→ **PROBLEM TO WORK ON**
Take every line that has the string "this" and copy it out.

Source code of charts:
[START]

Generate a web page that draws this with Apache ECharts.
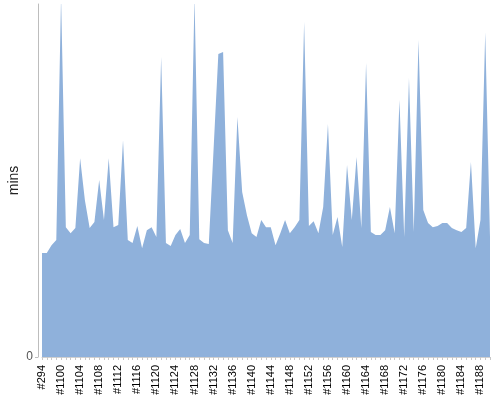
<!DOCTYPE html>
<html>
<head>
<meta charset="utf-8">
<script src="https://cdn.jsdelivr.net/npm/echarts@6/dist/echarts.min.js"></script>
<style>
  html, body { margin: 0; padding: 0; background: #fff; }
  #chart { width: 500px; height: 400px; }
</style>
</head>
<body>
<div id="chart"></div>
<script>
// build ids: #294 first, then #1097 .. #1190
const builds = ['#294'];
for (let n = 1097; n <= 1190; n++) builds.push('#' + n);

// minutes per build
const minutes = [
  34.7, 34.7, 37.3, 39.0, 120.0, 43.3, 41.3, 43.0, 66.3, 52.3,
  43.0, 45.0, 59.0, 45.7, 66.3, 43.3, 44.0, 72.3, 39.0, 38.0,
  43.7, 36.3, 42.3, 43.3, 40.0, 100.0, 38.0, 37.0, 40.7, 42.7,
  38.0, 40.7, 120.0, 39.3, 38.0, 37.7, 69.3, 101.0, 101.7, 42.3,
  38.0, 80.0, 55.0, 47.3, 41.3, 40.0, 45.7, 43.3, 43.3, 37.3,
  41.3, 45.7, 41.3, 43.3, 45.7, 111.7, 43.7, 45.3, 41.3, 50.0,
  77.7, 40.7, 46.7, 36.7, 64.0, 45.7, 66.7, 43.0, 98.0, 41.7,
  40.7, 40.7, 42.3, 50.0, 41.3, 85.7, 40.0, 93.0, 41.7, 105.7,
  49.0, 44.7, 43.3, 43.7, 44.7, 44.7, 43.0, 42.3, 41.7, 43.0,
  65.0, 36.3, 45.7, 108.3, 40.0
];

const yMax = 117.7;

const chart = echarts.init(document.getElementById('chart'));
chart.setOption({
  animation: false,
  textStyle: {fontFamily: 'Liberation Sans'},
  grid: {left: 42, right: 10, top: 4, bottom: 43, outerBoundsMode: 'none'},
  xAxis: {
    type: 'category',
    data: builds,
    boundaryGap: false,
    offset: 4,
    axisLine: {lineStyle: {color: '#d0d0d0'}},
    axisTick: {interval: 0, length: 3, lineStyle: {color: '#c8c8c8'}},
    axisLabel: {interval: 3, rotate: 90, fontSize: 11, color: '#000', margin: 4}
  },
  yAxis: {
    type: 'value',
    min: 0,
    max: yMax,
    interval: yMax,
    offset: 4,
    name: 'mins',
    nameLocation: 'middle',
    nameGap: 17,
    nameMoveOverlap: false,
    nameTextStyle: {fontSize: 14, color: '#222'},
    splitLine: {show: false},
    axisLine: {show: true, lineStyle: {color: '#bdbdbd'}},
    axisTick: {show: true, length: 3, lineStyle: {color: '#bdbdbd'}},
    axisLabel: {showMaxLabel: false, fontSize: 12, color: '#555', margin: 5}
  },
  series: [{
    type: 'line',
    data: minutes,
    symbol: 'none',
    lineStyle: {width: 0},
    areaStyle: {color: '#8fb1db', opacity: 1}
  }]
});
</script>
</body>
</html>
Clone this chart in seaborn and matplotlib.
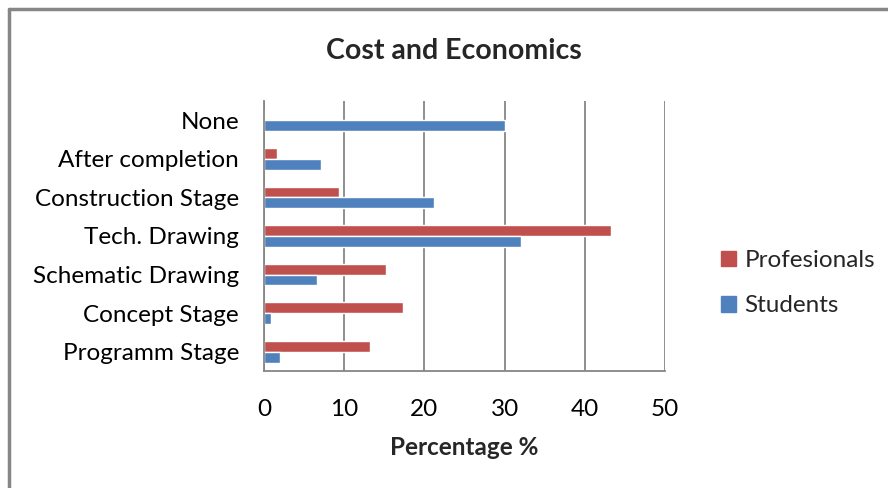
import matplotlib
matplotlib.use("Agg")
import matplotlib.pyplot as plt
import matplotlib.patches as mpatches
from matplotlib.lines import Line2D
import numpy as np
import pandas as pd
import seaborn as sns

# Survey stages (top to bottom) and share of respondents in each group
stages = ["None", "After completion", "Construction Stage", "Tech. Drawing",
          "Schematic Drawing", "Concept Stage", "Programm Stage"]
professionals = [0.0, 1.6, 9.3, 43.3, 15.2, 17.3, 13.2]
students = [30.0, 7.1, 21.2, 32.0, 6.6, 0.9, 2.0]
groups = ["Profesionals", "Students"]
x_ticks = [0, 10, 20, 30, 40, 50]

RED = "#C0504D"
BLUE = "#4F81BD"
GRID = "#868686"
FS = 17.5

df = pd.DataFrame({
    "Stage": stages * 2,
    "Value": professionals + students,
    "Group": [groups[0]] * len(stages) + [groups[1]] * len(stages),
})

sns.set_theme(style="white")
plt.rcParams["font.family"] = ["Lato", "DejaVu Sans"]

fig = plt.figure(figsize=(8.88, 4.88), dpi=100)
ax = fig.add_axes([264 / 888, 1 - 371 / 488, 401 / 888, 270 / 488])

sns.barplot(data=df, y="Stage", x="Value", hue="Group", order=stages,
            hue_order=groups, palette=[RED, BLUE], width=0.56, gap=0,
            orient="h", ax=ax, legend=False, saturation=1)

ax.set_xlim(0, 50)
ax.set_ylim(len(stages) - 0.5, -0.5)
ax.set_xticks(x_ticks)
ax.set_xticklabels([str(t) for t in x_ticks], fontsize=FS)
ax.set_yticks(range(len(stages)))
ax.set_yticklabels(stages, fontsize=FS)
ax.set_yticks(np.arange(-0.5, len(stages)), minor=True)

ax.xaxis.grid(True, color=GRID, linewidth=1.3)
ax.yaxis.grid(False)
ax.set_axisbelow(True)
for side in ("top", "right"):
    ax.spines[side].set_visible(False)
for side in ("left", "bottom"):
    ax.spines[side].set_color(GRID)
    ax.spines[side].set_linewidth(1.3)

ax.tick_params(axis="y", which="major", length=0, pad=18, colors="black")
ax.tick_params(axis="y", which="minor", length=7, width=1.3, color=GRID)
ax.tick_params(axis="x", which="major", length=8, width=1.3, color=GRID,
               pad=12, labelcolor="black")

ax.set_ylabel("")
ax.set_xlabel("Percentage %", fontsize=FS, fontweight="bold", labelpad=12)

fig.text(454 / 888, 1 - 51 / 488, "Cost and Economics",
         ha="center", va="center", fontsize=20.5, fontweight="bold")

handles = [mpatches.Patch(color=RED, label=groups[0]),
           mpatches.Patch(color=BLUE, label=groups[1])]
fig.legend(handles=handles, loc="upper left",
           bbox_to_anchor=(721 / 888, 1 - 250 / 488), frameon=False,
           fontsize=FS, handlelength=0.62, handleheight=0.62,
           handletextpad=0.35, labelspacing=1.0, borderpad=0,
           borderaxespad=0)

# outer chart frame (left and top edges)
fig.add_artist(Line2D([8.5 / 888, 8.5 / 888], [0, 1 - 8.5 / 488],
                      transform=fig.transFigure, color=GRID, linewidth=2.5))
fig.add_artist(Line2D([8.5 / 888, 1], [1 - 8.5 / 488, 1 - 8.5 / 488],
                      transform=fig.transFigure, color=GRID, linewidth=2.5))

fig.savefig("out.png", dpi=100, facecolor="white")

[END]

→ **TASK RESPONSE**
Generate a web page that draws this with Apache ECharts.
Clone this chart in seaborn and matplotlib.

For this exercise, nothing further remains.